(Source code of charts)
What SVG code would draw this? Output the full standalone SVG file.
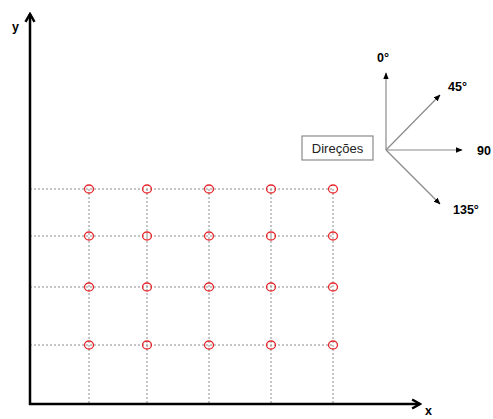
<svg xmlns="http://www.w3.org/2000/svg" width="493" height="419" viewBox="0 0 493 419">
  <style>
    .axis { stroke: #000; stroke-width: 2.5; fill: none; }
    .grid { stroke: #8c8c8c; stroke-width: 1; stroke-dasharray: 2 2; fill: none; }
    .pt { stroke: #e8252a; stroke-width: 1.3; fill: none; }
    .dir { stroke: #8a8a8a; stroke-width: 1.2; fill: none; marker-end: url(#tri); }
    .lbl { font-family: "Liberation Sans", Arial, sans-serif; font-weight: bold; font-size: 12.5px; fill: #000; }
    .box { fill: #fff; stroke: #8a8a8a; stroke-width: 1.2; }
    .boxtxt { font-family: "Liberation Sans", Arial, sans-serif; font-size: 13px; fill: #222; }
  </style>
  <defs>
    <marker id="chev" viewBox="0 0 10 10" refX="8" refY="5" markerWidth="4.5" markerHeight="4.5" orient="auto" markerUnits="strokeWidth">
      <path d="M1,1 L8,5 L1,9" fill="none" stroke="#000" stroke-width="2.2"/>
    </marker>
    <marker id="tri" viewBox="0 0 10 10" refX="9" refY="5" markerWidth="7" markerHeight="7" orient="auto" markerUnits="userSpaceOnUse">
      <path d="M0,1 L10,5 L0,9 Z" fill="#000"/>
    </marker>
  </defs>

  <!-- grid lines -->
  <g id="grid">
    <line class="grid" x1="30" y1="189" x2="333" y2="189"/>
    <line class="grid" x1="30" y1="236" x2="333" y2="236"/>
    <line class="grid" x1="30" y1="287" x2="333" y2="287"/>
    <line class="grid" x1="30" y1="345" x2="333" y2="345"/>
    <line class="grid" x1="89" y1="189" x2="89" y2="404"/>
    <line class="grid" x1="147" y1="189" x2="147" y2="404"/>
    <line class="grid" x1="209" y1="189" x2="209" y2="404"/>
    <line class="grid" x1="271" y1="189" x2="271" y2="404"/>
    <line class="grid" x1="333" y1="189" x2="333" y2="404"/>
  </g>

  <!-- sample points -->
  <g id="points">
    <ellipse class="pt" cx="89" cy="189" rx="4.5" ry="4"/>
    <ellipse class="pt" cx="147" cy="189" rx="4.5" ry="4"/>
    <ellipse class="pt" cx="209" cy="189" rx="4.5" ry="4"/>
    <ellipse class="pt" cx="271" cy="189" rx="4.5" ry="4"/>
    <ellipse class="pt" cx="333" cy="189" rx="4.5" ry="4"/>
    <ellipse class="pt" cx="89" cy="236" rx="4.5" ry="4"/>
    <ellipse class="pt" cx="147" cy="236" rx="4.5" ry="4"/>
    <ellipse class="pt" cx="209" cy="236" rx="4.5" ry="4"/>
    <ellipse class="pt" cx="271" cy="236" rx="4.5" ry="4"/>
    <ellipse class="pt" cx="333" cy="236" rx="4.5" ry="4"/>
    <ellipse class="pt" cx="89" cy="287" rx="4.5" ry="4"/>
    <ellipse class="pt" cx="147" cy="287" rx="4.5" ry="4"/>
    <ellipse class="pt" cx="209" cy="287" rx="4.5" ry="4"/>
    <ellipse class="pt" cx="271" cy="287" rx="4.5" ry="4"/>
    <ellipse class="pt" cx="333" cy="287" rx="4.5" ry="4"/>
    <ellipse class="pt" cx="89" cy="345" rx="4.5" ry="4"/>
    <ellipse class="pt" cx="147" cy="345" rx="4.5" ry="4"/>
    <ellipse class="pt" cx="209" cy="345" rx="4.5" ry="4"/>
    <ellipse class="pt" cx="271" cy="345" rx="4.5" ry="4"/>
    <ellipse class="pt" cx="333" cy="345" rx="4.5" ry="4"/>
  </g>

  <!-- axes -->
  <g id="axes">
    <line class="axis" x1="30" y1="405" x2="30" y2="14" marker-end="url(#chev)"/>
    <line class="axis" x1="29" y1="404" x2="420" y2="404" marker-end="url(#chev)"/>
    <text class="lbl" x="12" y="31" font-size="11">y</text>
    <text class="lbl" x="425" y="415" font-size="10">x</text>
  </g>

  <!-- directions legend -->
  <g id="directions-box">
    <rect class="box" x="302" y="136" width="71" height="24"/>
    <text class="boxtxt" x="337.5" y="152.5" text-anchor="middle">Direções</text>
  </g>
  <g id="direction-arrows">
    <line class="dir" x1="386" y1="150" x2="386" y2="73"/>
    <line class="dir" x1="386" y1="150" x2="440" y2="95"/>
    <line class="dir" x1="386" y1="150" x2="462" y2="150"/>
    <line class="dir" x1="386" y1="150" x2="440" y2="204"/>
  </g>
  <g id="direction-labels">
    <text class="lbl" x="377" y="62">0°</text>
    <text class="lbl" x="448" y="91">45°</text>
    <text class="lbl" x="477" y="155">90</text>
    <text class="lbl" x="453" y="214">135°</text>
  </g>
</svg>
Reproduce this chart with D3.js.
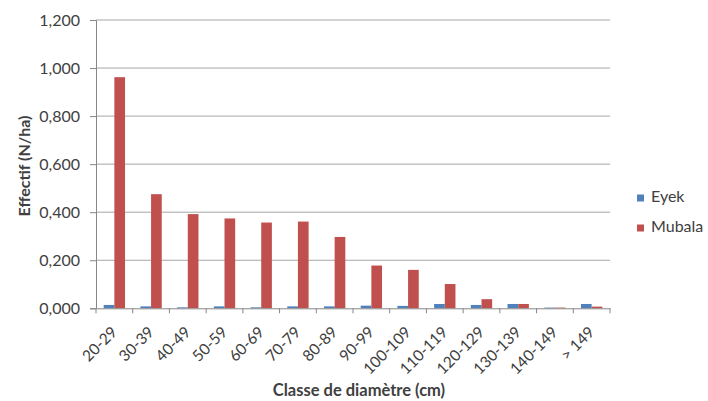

**Stated exercise**
Copy the listing exactly. Any image in it stays out of the copy.

**Solution for this task**
What SVG code would draw this? Output the full standalone SVG file.
<svg xmlns="http://www.w3.org/2000/svg" width="493" height="419" viewBox="0 0 493 419">
  <style>
    .axis { stroke: #000; stroke-width: 2.5; fill: none; }
    .grid { stroke: #8c8c8c; stroke-width: 1; stroke-dasharray: 2 2; fill: none; }
    .pt { stroke: #e8252a; stroke-width: 1.3; fill: none; }
    .dir { stroke: #8a8a8a; stroke-width: 1.2; fill: none; marker-end: url(#tri); }
    .lbl { font-family: "Liberation Sans", Arial, sans-serif; font-weight: bold; font-size: 12.5px; fill: #000; }
    .box { fill: #fff; stroke: #8a8a8a; stroke-width: 1.2; }
    .boxtxt { font-family: "Liberation Sans", Arial, sans-serif; font-size: 13px; fill: #222; }
  </style>
  <defs>
    <marker id="chev" viewBox="0 0 10 10" refX="8" refY="5" markerWidth="4.5" markerHeight="4.5" orient="auto" markerUnits="strokeWidth">
      <path d="M1,1 L8,5 L1,9" fill="none" stroke="#000" stroke-width="2.2"/>
    </marker>
    <marker id="tri" viewBox="0 0 10 10" refX="9" refY="5" markerWidth="7" markerHeight="7" orient="auto" markerUnits="userSpaceOnUse">
      <path d="M0,1 L10,5 L0,9 Z" fill="#000"/>
    </marker>
  </defs>

  <!-- grid lines -->
  <g id="grid">
    <line class="grid" x1="30" y1="189" x2="333" y2="189"/>
    <line class="grid" x1="30" y1="236" x2="333" y2="236"/>
    <line class="grid" x1="30" y1="287" x2="333" y2="287"/>
    <line class="grid" x1="30" y1="345" x2="333" y2="345"/>
    <line class="grid" x1="89" y1="189" x2="89" y2="404"/>
    <line class="grid" x1="147" y1="189" x2="147" y2="404"/>
    <line class="grid" x1="209" y1="189" x2="209" y2="404"/>
    <line class="grid" x1="271" y1="189" x2="271" y2="404"/>
    <line class="grid" x1="333" y1="189" x2="333" y2="404"/>
  </g>

  <!-- sample points -->
  <g id="points">
    <ellipse class="pt" cx="89" cy="189" rx="4.5" ry="4"/>
    <ellipse class="pt" cx="147" cy="189" rx="4.5" ry="4"/>
    <ellipse class="pt" cx="209" cy="189" rx="4.5" ry="4"/>
    <ellipse class="pt" cx="271" cy="189" rx="4.5" ry="4"/>
    <ellipse class="pt" cx="333" cy="189" rx="4.5" ry="4"/>
    <ellipse class="pt" cx="89" cy="236" rx="4.5" ry="4"/>
    <ellipse class="pt" cx="147" cy="236" rx="4.5" ry="4"/>
    <ellipse class="pt" cx="209" cy="236" rx="4.5" ry="4"/>
    <ellipse class="pt" cx="271" cy="236" rx="4.5" ry="4"/>
    <ellipse class="pt" cx="333" cy="236" rx="4.5" ry="4"/>
    <ellipse class="pt" cx="89" cy="287" rx="4.5" ry="4"/>
    <ellipse class="pt" cx="147" cy="287" rx="4.5" ry="4"/>
    <ellipse class="pt" cx="209" cy="287" rx="4.5" ry="4"/>
    <ellipse class="pt" cx="271" cy="287" rx="4.5" ry="4"/>
    <ellipse class="pt" cx="333" cy="287" rx="4.5" ry="4"/>
    <ellipse class="pt" cx="89" cy="345" rx="4.5" ry="4"/>
    <ellipse class="pt" cx="147" cy="345" rx="4.5" ry="4"/>
    <ellipse class="pt" cx="209" cy="345" rx="4.5" ry="4"/>
    <ellipse class="pt" cx="271" cy="345" rx="4.5" ry="4"/>
    <ellipse class="pt" cx="333" cy="345" rx="4.5" ry="4"/>
  </g>

  <!-- axes -->
  <g id="axes">
    <line class="axis" x1="30" y1="405" x2="30" y2="14" marker-end="url(#chev)"/>
    <line class="axis" x1="29" y1="404" x2="420" y2="404" marker-end="url(#chev)"/>
    <text class="lbl" x="12" y="31" font-size="11">y</text>
    <text class="lbl" x="425" y="415" font-size="10">x</text>
  </g>

  <!-- directions legend -->
  <g id="directions-box">
    <rect class="box" x="302" y="136" width="71" height="24"/>
    <text class="boxtxt" x="337.5" y="152.5" text-anchor="middle">Direções</text>
  </g>
  <g id="direction-arrows">
    <line class="dir" x1="386" y1="150" x2="386" y2="73"/>
    <line class="dir" x1="386" y1="150" x2="440" y2="95"/>
    <line class="dir" x1="386" y1="150" x2="462" y2="150"/>
    <line class="dir" x1="386" y1="150" x2="440" y2="204"/>
  </g>
  <g id="direction-labels">
    <text class="lbl" x="377" y="62">0°</text>
    <text class="lbl" x="448" y="91">45°</text>
    <text class="lbl" x="477" y="155">90</text>
    <text class="lbl" x="453" y="214">135°</text>
  </g>
</svg>
Reproduce this chart with D3.js.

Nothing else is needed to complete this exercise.